Q: The final question … every driver has a preferred setup and would likely love a neutral balance. Where does Alex rate on that scale, and is he more technical versus having just raw hand quickness?

Robertson: Yeah, he's very technical. He understands what's going on with the car. He can explain it very well. He follows along what we do to the car to make it faster. He kind of understands all that. The good guys always do. Like, when you look at the fast drivers who have won championships, they all understand the car very well. They all relate to it. They can explain what they need. When he is in the car in races, he knows when to save fuel, he knows when to go for it, all that kind of thing. We have to tell him stuff occasionally, but quite often we're about to say something, and he's done it already. He's pretty switched on. All the top drivers are very switched on. They understand what's going on.

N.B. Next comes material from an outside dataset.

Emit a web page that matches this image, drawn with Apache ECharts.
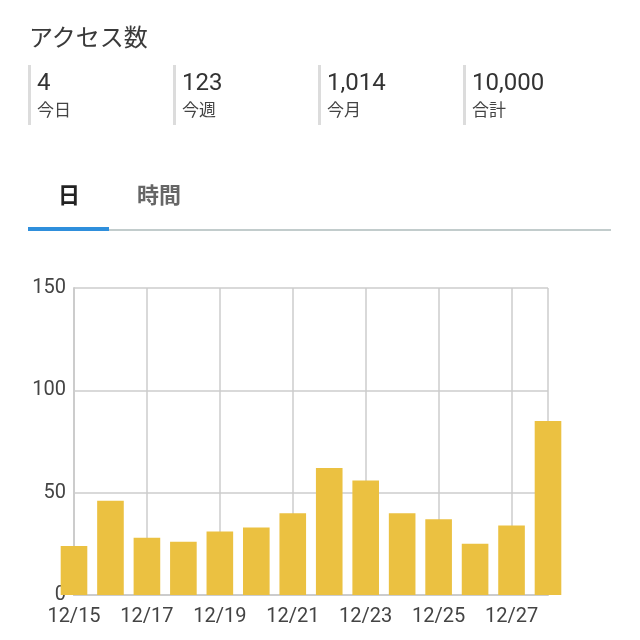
<!DOCTYPE html>
<html><head><meta charset="utf-8">
<script src="https://cdn.jsdelivr.net/npm/echarts@6/dist/echarts.min.js"></script>
<style>
html,body{margin:0;padding:0;background:#fff;width:640px;height:640px;overflow:hidden;font-family:Roboto,"Noto Sans CJK JP",sans-serif;}
#chart{position:absolute;left:0;top:0;width:640px;height:640px;}
.title{position:absolute;left:29px;top:22px;font-size:24px;color:#3a3a3a;line-height:32px;}
.stat{position:absolute;top:65px;height:60px;border-left:3px solid #dcdcdc;padding-left:6px;}
.stat .num{font-size:24px;color:#333;line-height:28px;margin-top:3px;}
.stat .lbl{font-size:17px;color:#444;line-height:24px;margin-top:2px;}
.tab{position:absolute;top:181px;font-size:22px;font-weight:bold;line-height:30px;}
.line-gray{position:absolute;left:108px;top:229px;width:503px;height:2px;background:#c2cccc;}
.line-blue{position:absolute;left:28px;top:227px;width:81px;height:4px;background:#2f8fdc;}
</style></head>
<body>
<div id="chart"></div>
<div class="title">アクセス数</div>
<div id="stats"></div>
<div class="tab" style="left:58px;color:#222;">日</div>
<div class="tab" style="left:137px;color:#666;">時間</div>
<div class="line-gray"></div>
<div class="line-blue"></div>
<script>
const statValues = ['4', '123', '1,014', '10,000'];
const statLabels = ['今日', '今週', '今月', '合計'];
const categories = ['12/15','12/16','12/17','12/18','12/19','12/20','12/21','12/22','12/23','12/24','12/25','12/26','12/27','12/28'];
const accessCounts = [24, 46, 28, 26, 31, 33, 40, 62, 56, 40, 37, 25, 34, 85];
const yTicks = { min: 0, max: 150, interval: 50 };

const statsEl = document.getElementById('stats');
statValues.forEach((v, i) => {
  const d = document.createElement('div');
  d.className = 'stat';
  d.style.left = (28 + i * 145) + 'px';
  d.innerHTML = '<div class="num"></div><div class="lbl"></div>';
  d.querySelector('.num').textContent = v;
  d.querySelector('.lbl').textContent = statLabels[i];
  statsEl.appendChild(d);
});

const chart = echarts.init(document.getElementById('chart'), null, { renderer: 'canvas' });
chart.setOption({
  animation: false,
  grid: { left: 74, right: 92, top: 288, bottom: 45, containLabel: false },
  xAxis: {
    type: 'category',
    data: categories,
    boundaryGap: false,
    axisLine: { show: true, lineStyle: { color: '#cccccc', width: 2 } },
    axisTick: { show: false },
    axisLabel: {
      interval: 1, color: '#444', fontSize: 20, margin: 12,
      fontFamily: 'Roboto'
    },
    splitLine: {
      show: true,
      interval: function (idx) { return idx % 2 === 0 || idx === categories.length - 1; },
      lineStyle: { color: '#cccccc', width: 1.5 }
    }
  },
  yAxis: {
    type: 'value',
    min: yTicks.min, max: yTicks.max, interval: yTicks.interval,
    axisLine: { show: true, lineStyle: { color: '#cccccc', width: 2 } },
    axisTick: { show: false },
    axisLabel: { color: '#444', fontSize: 20, margin: 8, fontFamily: 'Roboto' },
    splitLine: { show: true, lineStyle: { color: '#cccccc', width: 1.5 } }
  },
  series: [{
    type: 'bar',
    data: accessCounts,
    barCategoryGap: '27%',
    itemStyle: { color: '#ebc141' }
  }]
});
</script>
</body></html>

Ability-wise, he's good at all kinds of tracks or whatever, which helps. I wouldn't say he's better at dealing with one or the other. Every driver always likes a good rear end on a race car. I think it's more of a press thing where you say, "Well, yeah, this driver likes oversteer, this driver likes understeer." I don't know. I don't think too many of them like oversteering and crashing. Most like a car that's just well balanced with a good rear end and away-you-go kind of thing. Some could deal with oversteer better than others, but I don't think too many people prefer oversteer. Yeah, I don't think he struggles with either. Some drivers will say: "Oh, yeah, it's got massive understeer, massive oversteer. I can't deal with it." I think he can kind of deal with either one, but our goal is not to have a car that has massive understeer or massive oversteer. We try and keep it near the line so then he doesn't have to deal with too much.